Unleashed in 2017
HHS production features sounds of Sidewalk Prophets, Jimi Hendrix
Story by Laura Brookhart
Photographs by Luke Culver and Jennifer Culver
Talent flowed freely about the stage for 2017 Unleashed at Helena High School. The show production is fit within one whirlwind week.
“We go home, think about what we want to do and come back for auditions on Friday,” explained Devin Creel. “Monday, we learn who has been selected; Tuesday and Wednesday are rehearsals, then we open on Thursday.”
“The reason I chose to sing ‘You Love Me Anyway’ by the Sidewalk Prophets,” senior Jake Hall explained, “Is because it shows how much my faith is important to my life and how God has truly impacted me. Once I am on stage in front of the mic, the nerves all go away for me.
“I want to give a shout-out to Justin Ritondo who did a great job with his passionate guitar solo opening the second act.”
Ritondo cranked up the volume with Jimi Hendrix’s “Voodoo Child.”
“If you are really passionate about what you are singing or playing, you get lost in it,” added Ritondo. “I’m going to give my best, show the audience what I’ve got, but ultimately their opinion is not what I’m after.”
Ritondo, who is mainly self-taught, has been playing guitar since sixth grade.
“I was on a family trip and I heard ‘Welcome To the Jungle’ by Guns & Roses. From there, Slash became my inspiration to play more,” he said.
After Ritondo saw Slash live in concert, he continued teaching himself via Youtube videos.
“Then I discovered Jimi Hendrix and listened to his live albums to add more to my repertoire,” he said. “I took Hendrix’s basic structure of ‘Voodoo Child,’ but when it came to the break, I went improv. Once you get into the music, you are carried to a different place.”
And that is a place of confidence, agree these students.
“You put on your confidence and don’t make the audience nervous for you by fidgeting or showing your nerves. You make yourself happy and your audience is going to be happy along with you,” Ritondo observed.
The most important thing, they all agree, is how one feels about his or her performance.
“Others will have their opinions, but we have chosen thoughtfully to be ourselves.”
“I chose to sing ‘Lost Boy,’” said Devin Creel, “Partly because it is my mom’s favorite song and also because there have been times when I have felt alone and like a lost boy myself. When I was younger, I used to talk to the moon. I would be upset about bullying at school, and I would just talk about it to the moon, because the moon is always there.”

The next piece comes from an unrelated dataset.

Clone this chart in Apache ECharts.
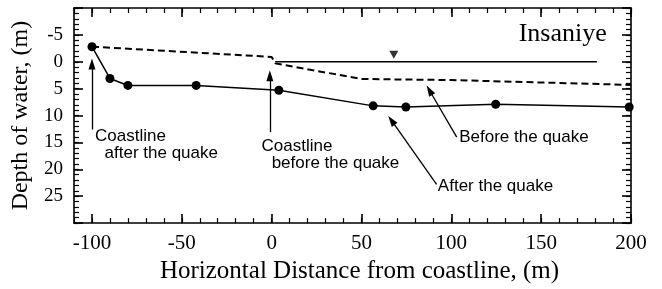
<!DOCTYPE html>
<html>
<head>
<meta charset="utf-8">
<script src="https://cdn.jsdelivr.net/npm/echarts@6/dist/echarts.min.js"></script>
<style>html,body{margin:0;padding:0;background:#fff;}#c{width:662px;height:289px;}</style>
</head>
<body>
<div id="c"></div>
<script>
// ---- data ----
const xMin = -110, xMax = 200, yMin = -10, yMax = 30;
const xMajorTicks = [-100, -50, 0, 50, 100, 150, 200];
const yLabels = [-5, 0, 5, 10, 15, 20, 25];
const afterQuake = [[-100, -2.8], [-90, 3.1], [-80, 4.4], [-42, 4.4], [4, 5.3], [56.5, 8.2], [74.7, 8.4], [124.7, 7.9], [199, 8.4]];
const beforeQuake = [[-100, -2.8], [0, -0.9], [2, 0.3], [50, 3.2], [100, 3.4], [200, 4.3]];
const seaLevel = [[2, 0], [181, 0]];
const seaMarker = [[68, -1.3]];
// annotation arrows: [tail, head] in data coordinates
const arrows = [
  [[-100, 12.6], [-100, 0.4]],
  [[-1, 13.1], [-1, 2.6]],
  [[103, 14], [87.8, 5.3]],
  [[91.8, 22.8], [66.7, 10.9]]
];
// annotation texts: [text, x(left), y(center)]
const notes = [
  ['Coastline', -98.3, 13.8],
  ['after the quake', -93, 17.1],
  ['Coastline', -5.6, 15.8],
  ['before the quake', 0, 18.9],
  ['Before the quake', 104.4, 14],
  ['After the quake', 92.5, 23.1]
];
const siteName = ['Insaniye', 162, -5.1];

const serif = '"Liberation Serif", "Times New Roman", serif';
const sans = '"Liberation Sans", Arial, sans-serif';
const black = '#000';

const chart = echarts.init(document.getElementById('c'), null, {renderer: 'canvas'});

function xAx(pos, major, extra) {
  const ax = {
    type: 'value', position: pos, min: xMin, max: xMax, offset: 0,
    axisLine: {show: major, onZero: false, lineStyle: {color: black, width: 1.6}},
    splitLine: {show: false},
    axisLabel: {show: false},
    axisTick: major ? {show: true, inside: true, length: 9, customValues: xMajorTicks, lineStyle: {color: black, width: 1.6}}
                    : {show: true, inside: true, length: 5, lineStyle: {color: black, width: 1.2}}
  };
  if (!major) ax.interval = 10;
  return Object.assign(ax, extra || {});
}
function yAx(pos, major, extra) {
  return Object.assign({
    type: 'value', position: pos, min: yMin, max: yMax, inverse: true, offset: 0,
    interval: major ? 5 : 1,
    axisLine: {show: major, onZero: false, lineStyle: {color: black, width: 1.6}},
    splitLine: {show: false},
    axisLabel: {show: false},
    axisTick: {show: true, inside: true, length: major ? 9 : 5, lineStyle: {color: black, width: major ? 1.6 : 1.2}}
  }, extra || {});
}

const option = {
  animation: false,
  backgroundColor: '#fff',
  grid: {left: 74, top: 8, right: 31, bottom: 61, containLabel: false},
  xAxis: [
    xAx('bottom', true, {
      name: 'Horizontal Distance from coastline, (m)', nameLocation: 'middle', nameGap: 31,
      nameTextStyle: {fontFamily: serif, fontSize: 25, color: black, padding: [0, 0, 0, 14]},
      axisLabel: {show: true, customValues: xMajorTicks, fontFamily: serif, fontSize: 21, color: black, margin: 10}
    }),
    xAx('bottom', false),
    xAx('top', true),
    xAx('top', false)
  ],
  yAxis: [
    yAx('left', true, {
      name: 'Depth of water, (m)', nameLocation: 'middle', nameGap: 36, nameRotate: 90,
      nameTextStyle: {fontFamily: serif, fontSize: 24, color: black},
      axisLabel: {show: true, customValues: yLabels, fontFamily: serif, fontSize: 19, color: black, margin: 11}
    }),
    yAx('left', false),
    yAx('right', true),
    yAx('right', false)
  ],
  series: [
    {
      type: 'line', name: 'Before the quake', data: beforeQuake, xAxisIndex: 0, yAxisIndex: 0,
      showSymbol: false, symbol: 'none',
      lineStyle: {color: black, width: 2, type: [7, 4]}, silent: true
    },
    {
      type: 'line', name: 'Sea level', data: seaLevel, xAxisIndex: 0, yAxisIndex: 0,
      symbol: 'none', lineStyle: {color: black, width: 1.5}, silent: true
    },
    {
      type: 'scatter', name: 'marker', data: seaMarker, xAxisIndex: 0, yAxisIndex: 0,
      symbol: 'triangle', symbolRotate: 180, symbolSize: [9, 8], itemStyle: {color: black}, silent: true
    },
    {
      type: 'line', name: 'After the quake', data: afterQuake, xAxisIndex: 0, yAxisIndex: 0,
      symbol: 'circle', symbolSize: 9, showSymbol: true,
      itemStyle: {color: black}, lineStyle: {color: black, width: 1.5}, silent: true,
      markLine: {
        silent: true, animation: false,
        symbol: ['none', 'triangle'], symbolSize: [7, 11],
        label: {show: false},
        lineStyle: {color: black, width: 1.3, type: 'solid'},
        data: arrows.map(a => [{coord: a[0]}, {coord: a[1]}])
      }
    }
  ]
};
chart.setOption(option);

const graphics = notes.map(n => {
  const p = chart.convertToPixel({xAxisIndex: 0, yAxisIndex: 0}, [n[1], n[2]]);
  return {type: 'text', x: p[0], y: p[1], silent: true,
    style: {text: n[0], fill: black, font: '17px ' + sans, textAlign: 'left', textVerticalAlign: 'middle'}};
});
const sp = chart.convertToPixel({xAxisIndex: 0, yAxisIndex: 0}, [siteName[1], siteName[2]]);
graphics.push({type: 'text', x: sp[0], y: sp[1], silent: true,
  style: {text: siteName[0], fill: black, font: '26px ' + serif, textAlign: 'center', textVerticalAlign: 'middle'}});
chart.setOption({graphic: graphics});
</script>
</body>
</html>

Creel had considered accompanying herself on piano, but didn’t feel she had the luxury of time to practice.
Ritondo said that his father applauded Creel’s performance and suggested the two consider getting together to play and sing.
Unleashed was hosted by Drake Bessant and Canna Brown, who sat down together and planned jokes and plays on words around each performance title.
Bessant himself read an original poem called “Five Year Olds Have Problems, Too.”
Bessant said he enjoyed the earthy rendition and interpretation of “What Is Love” performed by Bethany Leader and Bailey Breland.
The final performance was Savannah Key dancing to “The Beautiful People.”
Key has danced primarily at Dance Etc. and was also on the HHS Dance Team for two years.
“I put this dance together last minute,” she says, “And I wanted a fun and sassy dance that worked with the red fringed costume from my senior show solo. Dance has always been such a big part of my life; the activities I chose like cheerleading, ice-skating, softball—fell by the wayside, and now it’s been six years and I’m still loving it.”
What may the future hold for these talented teens?
Senior Drake Bessant plans to apply at the University of Montevallo, and Jake Hall will attend Mississippi College.
“I will continue to dance for fun,” Key said, “And plan to pursue college studies in marketing and interior design.”
Sophomore Justin Ritondo is considering applying to the Alabama School of Fine Arts.
Devin Creel would love to be an animator at Pixar or Cartoon Network, perform in the theater, and perhaps––someday––on Broadway.